|Level||-0.05||-0.11 to 0.05||0.08||-0.17||-0.08|
|3 Month Moving Average||-0.01||-0.16||-0.07|
June proved to be a slightly stronger month for the economy than expected, based on the national activity index which came in at plus 0.08 vs Econoday expectations for a 0.05 dip. The 3-month average is still in the negative column though just barely at minus 0.01.
Production indicators showed the most improvement in June, at minus 0.01 vs minus 0.08 in May. The gain here reflects strength in the utilities and mining components of the industrial production report where, however, manufacturing remained flat. Employment also improved, to plus 0.12 from May's plus 0.06, here reflecting the 2 tenth downtick in the unemployment rate to 5.3 percent. This dip, however, was tied to a decrease in those looking for work which is not a sign of job strength. Personal consumption & housing, at minus 0.07, was little changed as was the sales/orders/inventories component at plus 0.03.
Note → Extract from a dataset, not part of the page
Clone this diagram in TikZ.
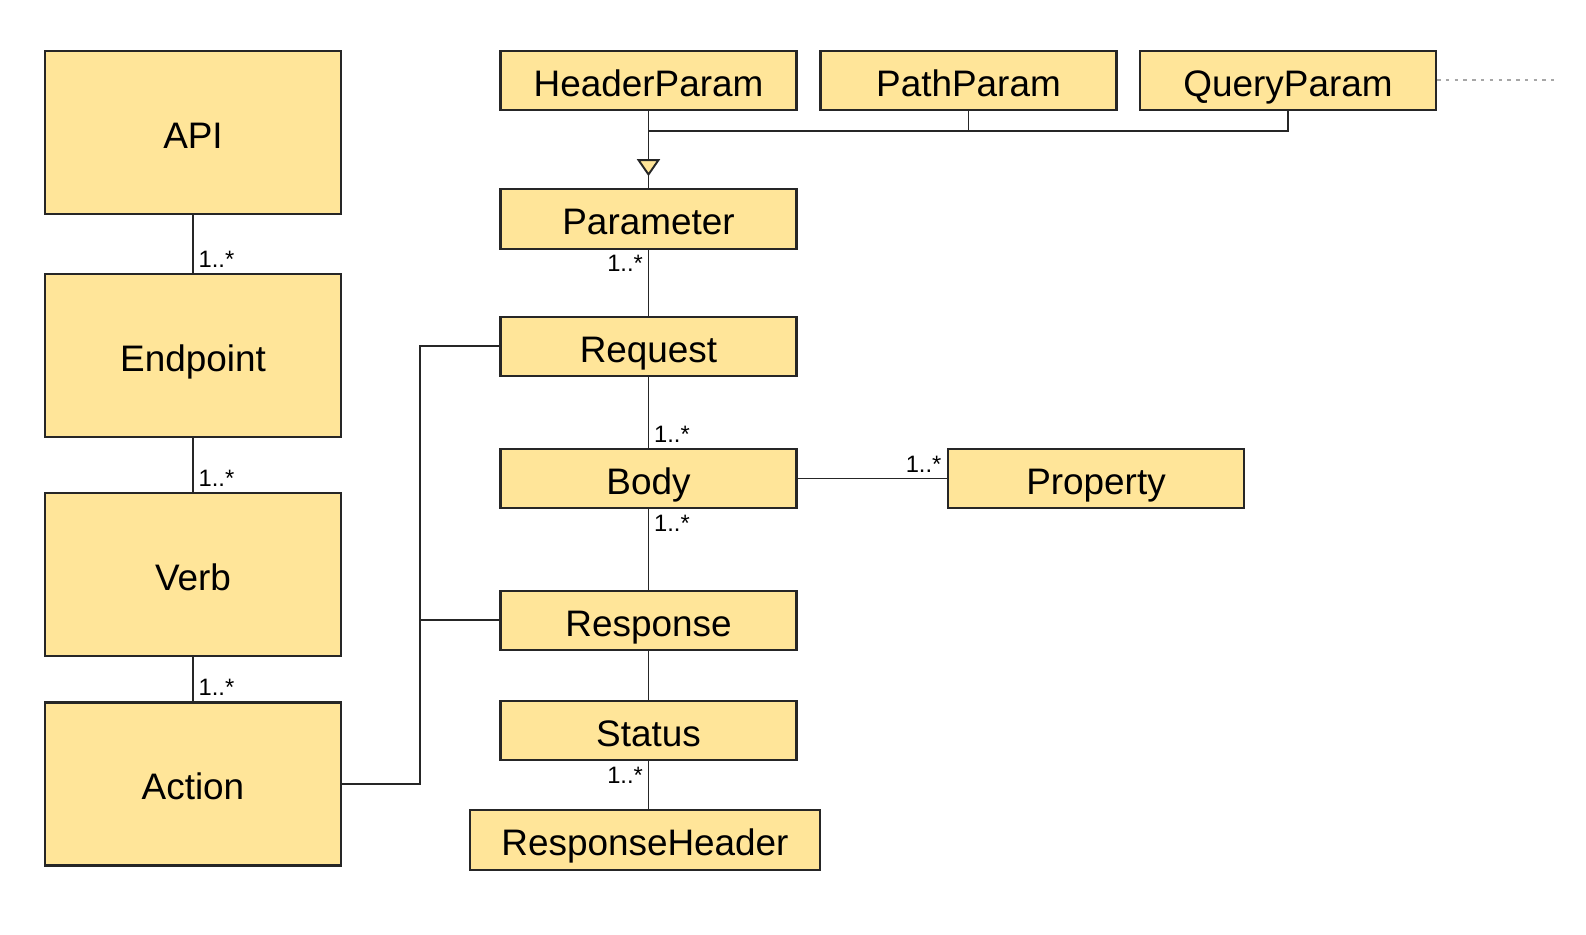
\documentclass[tikz,border=0pt]{standalone}
\usepackage{fontspec}
\setmainfont{Liberation Sans}
\usepackage{tikz}
\usetikzlibrary{arrows.meta, positioning}
\definecolor{boxyellow}{HTML}{FFE599}
\definecolor{boxedge}{HTML}{262626}
\tikzstyle{link} = [draw=boxedge, line width=1.1pt]

\begin{document}
\begin{tikzpicture}[x=0.02cm, y=-0.02cm,
  cls/.style={rectangle, draw=boxedge, fill=boxyellow, line width=1.2pt, font=\fontsize{21}{25}\selectfont, text height=17.9pt, text depth=0pt, minimum width=5.92cm, minimum height=1.19cm, inner sep=0pt},
  bigcls/.style={cls, minimum height=3.26cm},
  mult/.style={font=\fontsize{13.5}{16}\selectfont, inner sep=3pt}]

    \useasboundingbox (0,0) rectangle (1586,934);

    % left column
    \node[bigcls] (api) at (193,132.5) {API};
    \node[bigcls] (endpoint) at (193,355.5) {Endpoint};
    \node[bigcls] (verb) at (193,574.5) {Verb};
    \node[bigcls] (action) at (193,784) {Action};

    % parameter kinds
    \node[cls] (headerparam) at (648.5,80.3) {HeaderParam};
    \node[cls] (pathparam) at (968.5,80.3) {PathParam};
    \node[cls] (queryparam) at (1288,80.3) {QueryParam};

    % message column
    \node[cls] (parameter) at (648.5,219) {Parameter};
    \node[cls] (request) at (648.5,346.3) {Request};
    \node[cls] (body) at (648.5,478.5) {Body};
    \node[cls] (property) at (1096,478.5) {Property};
    \node[cls] (response) at (648.5,620.3) {Response};
    \node[cls] (status) at (648.5,730.5) {Status};
    \node[cls, minimum width=7cm] (responseheader) at (645,840) {ResponseHeader};

    \draw[link] (api) -- (endpoint);
    \draw[link] (endpoint) -- (verb);
    \draw[link] (verb) -- (action);
    \draw[link] (parameter) -- (request);
    \draw[link] (request) -- (body);
    \draw[link] (body) -- (response);
    \draw[link] (response) -- (status);
    \draw[link] (status.south) -- (status.south |- responseheader.north);
    \draw[link] (body) -- (property);
    \draw[link] (request.west) -- ++(-1.59cm,0) |- (action.east);
    \draw[link] (response.west) -- ++(-1.59cm,0);

    % generalisation
    \coordinate (genbus) at ([yshift=-0.39cm]headerparam.south);
    \coordinate (gentip) at ([yshift=0.24cm]parameter.north);
    \draw[link] (headerparam.south) -- (parameter.north);
    \draw[link] (pathparam.south) |- (genbus);
    \draw[link] (queryparam.south) |- (genbus);
    \draw[link, -{Triangle[length=0.34cm, width=0.46cm, fill=boxyellow]}] (genbus) -- (gentip);

    \coordinate (more) at ([xshift=2.34cm]queryparam.east);
    \draw[gray!70, line width=1pt, dash pattern=on 2pt off 3pt] (queryparam.east) -- (more);

    % multiplicities
    \node[mult, anchor=south west] (m1) at (endpoint.north) {1..*};
    \node[mult, anchor=south west] (m2) at (verb.north) {1..*};
    \node[mult, anchor=south west] (m3) at (action.north) {1..*};
    \node[mult, anchor=north east] (m4) at (parameter.south) {1..*};
    \node[mult, anchor=south west] (m5) at (body.north) {1..*};
    \node[mult, anchor=north west] (m6) at (body.south) {1..*};
    \node[mult, anchor=south east] (m7) at (property.west) {1..*};
    \node[mult, anchor=north east] (m8) at (status.south) {1..*};

\end{tikzpicture}
\end{document}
This report is a bit of a head fake, not reflecting the weakness in manufacturing and the special factor behind the decline in the unemployment rate. In sum, growth in the economy is no better than the historical average which is a disappointment, showing little bounce from the weak first quarter.
Market Consensus Before Announcement
June was a soft month for the economy as the employment and retail sales reports both proved weak. But forecasters see only limited weakness for the national activity index where the consensus is calling for a marginally negative reading of only 0.05.
The Chicago Fed National Activity Index (CFNAI) is a monthly index designed to better gauge overall economic activity and inflationary pressure. The CFNAI is released at 8:30 a.m. E.T. normally toward the end of each calendar month. The CFNAI is a weighted average of 85 existing monthly indicators of national economic activity. It is constructed to have an average value of zero and a standard deviation of one. Since economic activity tends toward trend growth rate over time, a positive index reading corresponds to growth above trend and a negative index reading corresponds to growth below trend.
The 85 economic indicators that are included in the CFNAI are drawn from four broad categories of data: production and income; employment, unemployment, and hours; personal consumption and housing; and sales, orders, and inventories. Each of these data series measures some aspect of overall macroeconomic activity. The derived index provides a single, summary measure of a factor common to these national economic data.
This index is unique among regional Federal Reserve Bank indexes in that it is national in scope. Investors are eager to have insight into economic growth and inflation. This index combines 85 diverse and already released indicators from four broad categories -- production and income; employment, unemployment, and hours; personal consumption and housing; and sales, orders, and inventories -- into an overall index to measure economic performance. The index provides another measure with which investors can measure overall growth.